💡 Core Concepts & Executive Briefing
Understanding the Irresistible Offer
In dry cleaning, most owners sell “dry cleaning” as if it’s a commodity. You get price shoppers, you spend more time answering the same questions, and you feel like every new customer is “just comparing quotes.” The fix is to build an offer that feels like a clear transformation—something specific you help the customer achieve.
An irresistible offer doesn’t mean you sell more services. It means you package what you do into a promise that removes uncertainty for the customer.
#Concept
Price invites comparison. If your only selling point is cost per item, customers will always shop around.
A transformation offer shifts the conversation from price to outcomes:
- “We’ll protect your garment and restore it to wear-ready condition.”
- “We’ll reduce risk of damage on your tricky fabrics.”
- “We’ll handle your rush needs without mistakes.”
In plain terms: you stop being “the cheapest cleaner” and become “the safest choice for a specific problem.” When customers trust the result, they pay premium pricing because they’re buying relief.
Building the Offer
1. Identify the Transformation: Pick one clear outcome your shop can reliably deliver. In dry cleaning, good transformations are usually about:
- Fabric protection (delicates, wool coats, leather, suede)
- Stain removal confidence (set-in stains, food stains, deodorizing)
- Rush reliability (on-time pickup/delivery)
- Garment care longevity (less fading, better shape, fewer re-dries)
Example transformation ideas:
- “Stain Rescue for Everyday Spots”—a defined process for common set-in stains.
- “Coat Care Protection Program”—a repeatable plan for wool and seasonal outerwear.
- “Leather & Suede Safety Clean”—a specialist workflow that reduces risk.
2. Narrow Your Audience: You’ll get better results (and higher pricing) when you specialize. “Everyone with a shirt” is too broad.
Instead, narrow to the customers who care about the exact problem you solve:
- Wedding party attire and formalwear (stress-free results before the event)
- Office uniforms (consistent finish and predictable turnaround)
- Parents of kids in school uniforms (quick, dependable, stain-handling)
- Professionals with seasonal outerwear (wool coats, suits, dress garments)
When you narrow, your staff can speak with confidence, and your customer feels “this shop gets me.”
3. Create a Guarantee: Your guarantee should reduce the customer’s biggest fear—damage, bad stain results, missed deadlines, or returning a garment that looks worse.
Strong—but realistic—guarantees in dry cleaning might look like:
- “If we miss the promised pickup time on your rush order, we apply a credit to your next service.”
- “If we can’t improve a targeted stain after our stain-rescue step, we’ll reprocess at no extra labor charge once.”
The key: the guarantee must match what your shop can control and execute consistently.
Implementing the Offer
- Develop a Clear Message: Say exactly what the customer gets, for which garments, and what outcome you deliver.

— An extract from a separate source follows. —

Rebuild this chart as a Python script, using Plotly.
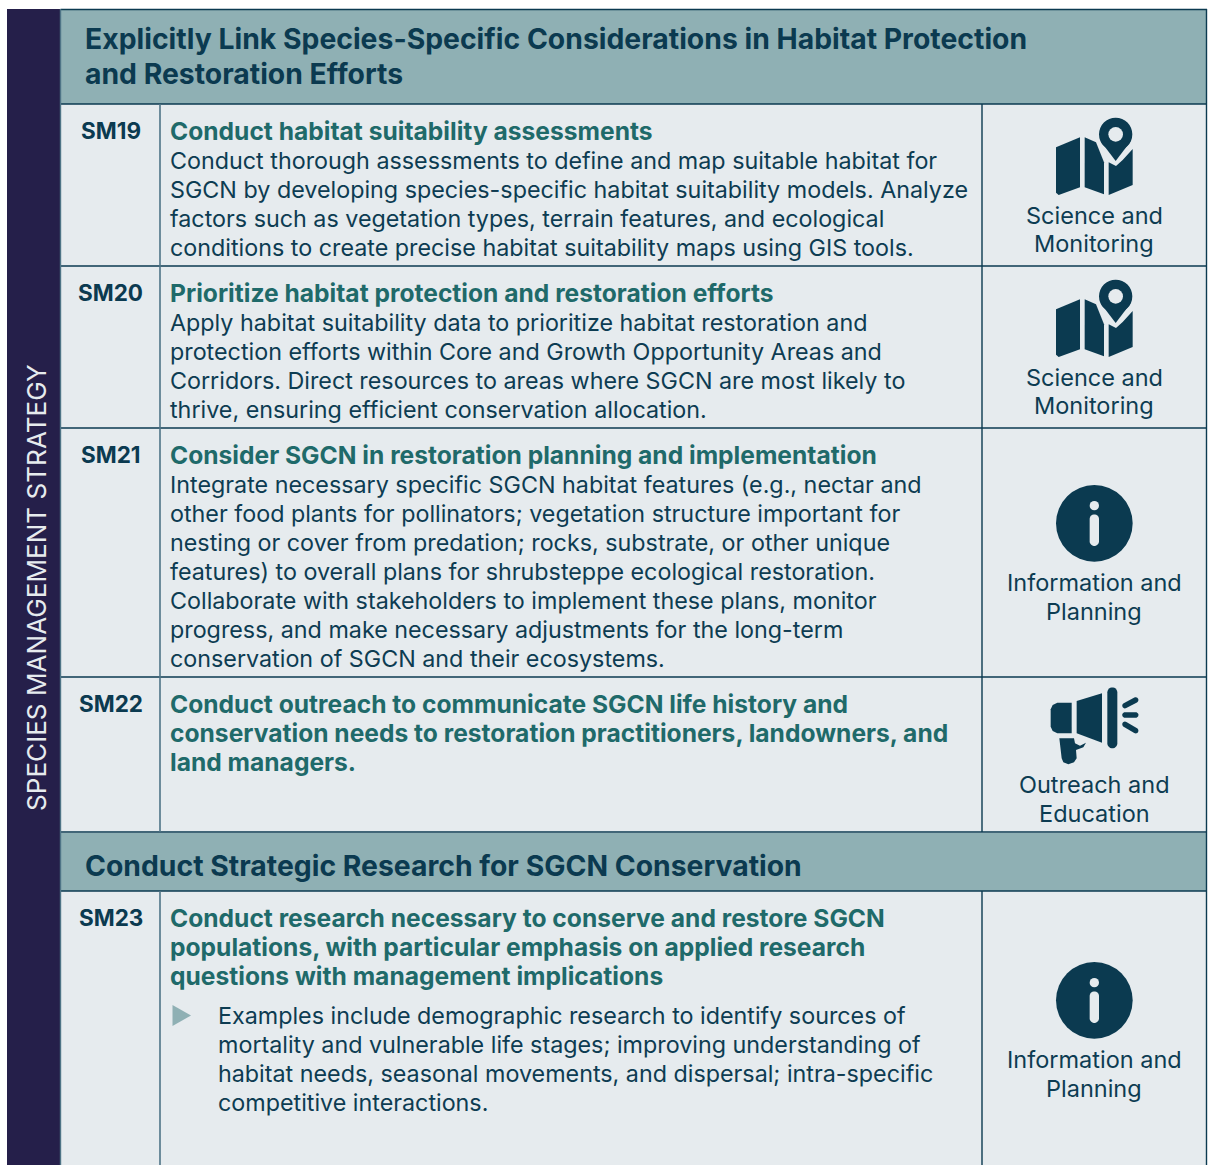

Use the same wording across your storefront sign, Google Business Profile, texts, receipts, and counter conversations.
Example message styles:
- “Coat Care Protection: specialist cleaning + shape reset + protective finish—done right for wool.”
- “Stain Rescue Plan: we identify the stain type, pre-treat correctly, and re-check the result before returning.”
Avoid vague claims like “best cleaning.” Customers need a specific promise.
- Train Your Team: Every front-counter interaction should follow the same offer script:
1) Identify the garment and fabric risk
2) Confirm what the customer wants (remove stain, restore shape, protect finish)
3) Recommend the transformation offer
4) Explain how you reduce risk and what happens if the stain needs extra steps
Example training goal: When a customer brings a suede jacket, the team doesn’t improvise. They use the “Leather & Suede Safety Clean” checklist and explain the risk-control steps out loud.
Measuring Success
Track whether your new offer is truly irresistible by measuring conversions and repeat behavior. Don’t just measure “sales.” Measure whether the offer is landing.
Start with:
- How many customers choose your transformation offer after you recommend it
- Whether they come back for a second item from the same category
- Customer comments about results like “no water spots,” “coat looks new,” “stain is gone,” or “on time”
Example: If you introduce a “Coat Care Protection Program,” compare conversion before vs. after. If you see higher acceptance of the offer and fewer counter complaints, your messaging and workflow are working.
The goal is simple: your offer should make customers feel confident, and it should make your staff efficient because they follow a repeatable plan.